Have you ever wanted to do a grep search on all files for a variable such as $_REQUEST, $_GET or $_POST but couldn’t figure it out? I have tried to do this a few times but end up just giving up because I don’t usually figure it out. This time I wanted to jot down my solution and figured I may as well put it here so everyone can see it. Skip to the end to see the right command to use.
Basically I wanted to recursively search through all files in the current folder including all sub-folders. In this case I was looking for $_REQUEST[‘ID’] in some PHP scripts. However when I tried to do a regular old grep -r on it…

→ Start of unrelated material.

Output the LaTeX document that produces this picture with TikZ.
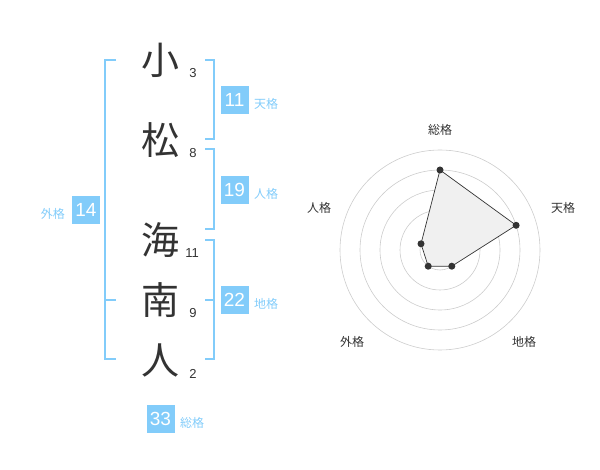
\documentclass[tikz,border=0pt]{standalone}
\usepackage{fontspec}
\setmainfont{Liberation Sans}
\newfontfamily\jpfont{Noto Sans CJK JP}
\usetikzlibrary{positioning}

\definecolor{kakublue}{RGB}{130,204,250}
\definecolor{inkgray}{RGB}{51,51,51}
\definecolor{ringgray}{RGB}{204,204,204}
\definecolor{areagray}{RGB}{240,240,240}

\tikzset{
  kanji/.style={font=\jpfont\fontsize{38}{38}\selectfont, text=inkgray, inner sep=0pt},
  stroke/.style={font=\fontsize{13}{13}\selectfont, text=inkgray, inner sep=0pt},
  kakubox/.style={fill=kakublue, text=white, minimum size=28pt, inner sep=0pt, font=\fontsize{19}{19}\selectfont},
  kakulabel/.style={font=\jpfont\fontsize{12}{12}\selectfont, text=kakublue, inner sep=0pt},
  bracket/.style={draw=kakublue, line width=1.6pt},
  axislabel/.style={font=\jpfont\fontsize{12}{12}\selectfont, text=inkgray, inner sep=0pt},
  dot/.style={circle, fill=inkgray, inner sep=0pt, minimum size=7pt}
}

\begin{document}
\begin{tikzpicture}[x=1pt,y=-1pt]
    % page frame
    \useasboundingbox (0,0) rectangle (600,470);

    % name characters
    \node[kanji] (k1) at (160,60)  {小};
    \node[kanji] (k2) at (160,140) {松};
    \node[kanji] (k3) at (160,240) {海};
    \node[kanji] (k4) at (160,300) {南};
    \node[kanji] (k5) at (160,360) {人};

    % stroke counts
    \node[stroke] (s1) at (193,73)  {3};
    \node[stroke] (s2) at (193,153) {8};
    \node[stroke] (s3) at (192,253) {11};
    \node[stroke] (s4) at (193,313) {9};
    \node[stroke] (s5) at (193,374) {2};

    % brackets
    \draw[bracket] (116,60) -- (105,60) -- (105,359) -- (116,359); % gaikaku
    \draw[bracket] (105,300) -- (116,300);
    \draw[bracket] (205,60) -- (214,60) -- (214,139) -- (205,139); % tenkaku
    \draw[bracket] (205,149) -- (214,149) -- (214,229) -- (205,229); % jinkaku
    \draw[bracket] (205,240) -- (214,240) -- (214,359) -- (205,359); % chikaku
    \draw[bracket] (205,300) -- (214,300);

    % kaku values
    \node[kakubox] (ten) at (234.5,100) {11};
    \node[kakulabel, anchor=west] (tenl) at (254,104) {天格};
    \node[kakubox] (jin) at (234.5,190) {19};
    \node[kakulabel, anchor=west] (jinl) at (254,194) {人格};
    \node[kakubox] (chi) at (234.5,300) {22};
    \node[kakulabel, anchor=west] (chil) at (254,304) {地格};
    \node[kakubox] (gai) at (86,210) {14};
    \node[kakulabel, anchor=east] (gail) at (65,214) {外格};
    \node[kakubox] (sou) at (160.5,419) {33};
    \node[kakulabel, anchor=west] (soul) at (180,423) {総格};

    % radar chart
    \foreach \r in {20,40,60,80,100}
        \draw[ringgray, line width=0.6pt] (440,250) circle (\r);
    \fill[ringgray] (440,250) circle (4);

    \path (440,250) ++(0,-80) coordinate (psou);
    \path (440,250) ++(76.1,-24.7) coordinate (pten);
    \path (440,250) ++(11.8,16.2) coordinate (pchi);
    \path (440,250) ++(-11.8,16.2) coordinate (pgai);
    \path (440,250) ++(-19.0,-6.2) coordinate (pjin);

    \draw[inkgray, fill=areagray, line width=0.7pt] (psou) -- (pten) -- (pchi) -- (pgai) -- (pjin) -- cycle;
    \foreach \p in {psou,pten,pchi,pgai,pjin}
        \node[dot] at (\p) {};

    \node[axislabel] (asou) at (440,130) {総格};
    \node[axislabel] (aten) at (563,208) {天格};
    \node[axislabel] (achi) at (524,342) {地格};
    \node[axislabel] (agai) at (352,342) {外格};
    \node[axislabel] (ajin) at (319,208) {人格};
\end{tikzpicture}
\end{document}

grep -r '$_REQUEST['ID']' .
… well obviously we can’t have the extra single quote around the ID part. So I tried escaping them:
grep -r '$_REQUEST[\'ID\']' .
Unfortunately that also doesn’t produce anything (ctrl+c out of that > prompt). OK, so there is a special way to escape single quotes on a shell. You have to break out of the single quote and then escape it. Let’s try that:
grep -r '$_REQUEST['\''ID'\'']' .
Well, that didn’t work. Now we have blankness again.
So I tried:
grep -r '$_REQUEST[' .
And it tells me grep: Invalid regular expression
Ok, so it must be using the [ as a regular expression. Alright well then let’s escape that too and see if we get our list of files yet.
grep -r '$_REQUEST\['\''ID'\''\]' .
Jackpot! That gives me a list of files, and the line of code with $_REQUEST[‘ID’] highlighted and that’s exactly what I am after. Note that there are no double quotes, they are all single quotes.